Substitute ‘damn’ every time you’re inclined to write ‘very;’ your editor will delete it and the writing will be just as it should be. – Mark Twain
And, substitute “damn” also for any word that ends in “ly”. “Very” and those adverbs that I am in love with do NOTHING to strengthen my writing. If anything, they make it weaker. This is a battle I fight all the time, but I hope that I am at last beginning to win this war.

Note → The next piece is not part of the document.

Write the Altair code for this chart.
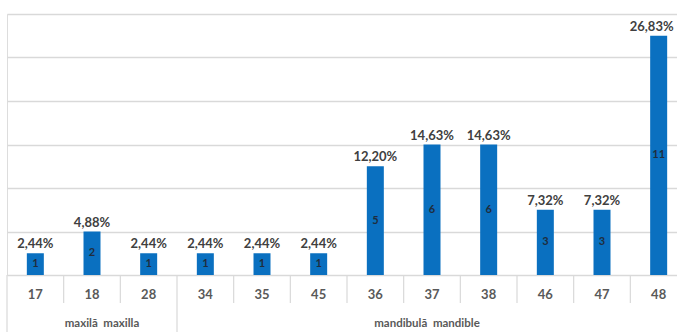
import altair as alt
import pandas as pd

# Teeth (FDI numbering) and number of cases per tooth
teeth = ["17", "18", "28", "34", "35", "45", "36", "37", "38", "46", "47", "48"]
counts = [1, 2, 1, 1, 1, 1, 5, 6, 6, 3, 3, 11]
jaw = ["maxilă\u00a0\u00a0maxilla"] * 3 + ["mandibulă\u00a0\u00a0mandible"] * 9

total = sum(counts)
pct_labels = [f"{c / total * 100:.2f}".replace(".", ",") + "%" for c in counts]

df = pd.DataFrame({"tooth": teeth, "count": counts, "pct": pct_labels, "jaw": jaw})

# Category boundaries for the table-like axis: long dividers start each jaw group
bounds = pd.DataFrame({
    "tooth": teeth,
    "long": [t in ("17", "34") for t in teeth],
})

FONT = "Lato"
BLUE = "#0A70C0"
GRID = "#d9d9d9"
TXT = "#404040"

x_scale = alt.Scale(domain=teeth, range=[0, 680], paddingInner=0, paddingOuter=0)
x_enc = alt.X("tooth:N", scale=x_scale, axis=None, sort=teeth)
y_scale = alt.Scale(domain=[0, 12], nice=False)

base = alt.Chart(df)

bars = base.mark_bar(color=BLUE, width=17).encode(
    x=x_enc,
    y=alt.Y("count:Q", scale=y_scale,
            axis=alt.Axis(values=[0, 2, 4, 6, 8, 10, 12], labels=False, ticks=False,
                          domain=False, grid=True, gridColor=GRID, gridWidth=1.3, title=None)),
)

pct_style = dict(font=FONT, fontWeight="bold", fontSize=13, color=TXT, baseline="alphabetic")

pct_text = base.transform_filter("datum.tooth != '48'").mark_text(dy=-5, **pct_style).encode(
    x=x_enc, y=alt.Y("count:Q", scale=y_scale), text="pct:N"
)

# The tallest bar sits at the right edge, so its label is nudged inward
pct_text_edge = base.transform_filter("datum.tooth == '48'").mark_text(
    dy=-5, dx=-7, **pct_style
).encode(x=x_enc, y=alt.Y("count:Q", scale=y_scale), text="pct:N")

count_text = base.transform_calculate(mid="datum.count / 2").mark_text(
    font=FONT, fontWeight="bold", fontSize=11, color="#1f2d3d", baseline="middle"
).encode(x=x_enc, y=alt.Y("mid:Q", scale=y_scale), text="count:Q")

tick_text = base.mark_text(font=FONT, fontWeight="bold", fontSize=13, color="#595959",
                           baseline="middle").encode(
    x=x_enc, y=alt.value(281), text="tooth:N"
)

short_rules = alt.Chart(bounds).transform_filter("!datum.long").mark_rule(
    color=GRID, strokeWidth=1.2
).encode(
    x=alt.X("tooth:N", scale=x_scale, axis=None, sort=teeth, bandPosition=0),
    y=alt.value(261), y2=alt.value(289),
)

long_rules = alt.Chart(bounds).transform_filter("datum.long").mark_rule(
    color=GRID, strokeWidth=1.2
).encode(
    x=alt.X("tooth:N", scale=x_scale, axis=None, sort=teeth, bandPosition=0),
    y=alt.value(261), y2=alt.value(318),
)

grp_style = dict(font=FONT, fontWeight="bold", fontSize=11.5, color="#595959", baseline="middle")

maxilla_lbl = alt.Chart(df).transform_filter("datum.tooth == '18'").mark_text(
    dx=10, **grp_style
).encode(x=x_enc, y=alt.value(310), text="jaw:N")

mandible_lbl = alt.Chart(df).transform_filter("datum.tooth == '37'").mark_text(
    dx=-5, **grp_style
).encode(x=x_enc, y=alt.value(310), text="jaw:N")

chart = alt.layer(
    bars, pct_text, pct_text_edge, count_text, tick_text, short_rules, long_rules,
    maxilla_lbl, mandible_lbl
).properties(
    width=670,
    height=261,
    autosize=alt.AutoSizeParams(type="none"),
    padding={"left": 7, "top": 14, "right": 0, "bottom": 57},
).configure_view(stroke=None).configure(background="white")

chart.save("out.html", embed_options={"renderer": "svg", "actions": False})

Remember: when people tell you something’s wrong or doesn’t work for them, they are almost always right. When they tell you exactly what they think is wrong and how to fix it, they are almost always wrong. – Neil Gaiman
This one is almost self-explanatory. What works for one person, may not work for the next. I had this bit of sage advice given to me once regarding something like this. “If one person says that something in the scene isn’t working, consider the source. If two people tell you the same thing in a scene isn’t working, might want to think about changing it. If three or more people tell you that thing isn’t working, you have to fix it.” As the author, you’re the only one who knows what will work with your characters. You know them inside and out (or you’d better). You’re the only one who can resolve the problem.
And, last but not least: Write drunk, edit sober. – Ernest Hemingway
Hemingway knew the only way to turn off the internal editor for him was to drown the damn thing in alcohol. For me, shutting off the internal editor means putting in the ear buds, cranking up the volume, putting fingers to the keyboard, and just start writing. When I’m working on a rough draft, I don’t even like to go back and read everything I wrote the day before…or the hour before. I’ll read just a page or two, just enough to get back into the flow of things. Even though Capote said this of Kerouac’s On The Road: “That’s not writing, it’s typing” there is something to be said for just “typing.”
Stay drunk on the idea of writing. Approach the editing process cold, stone sober.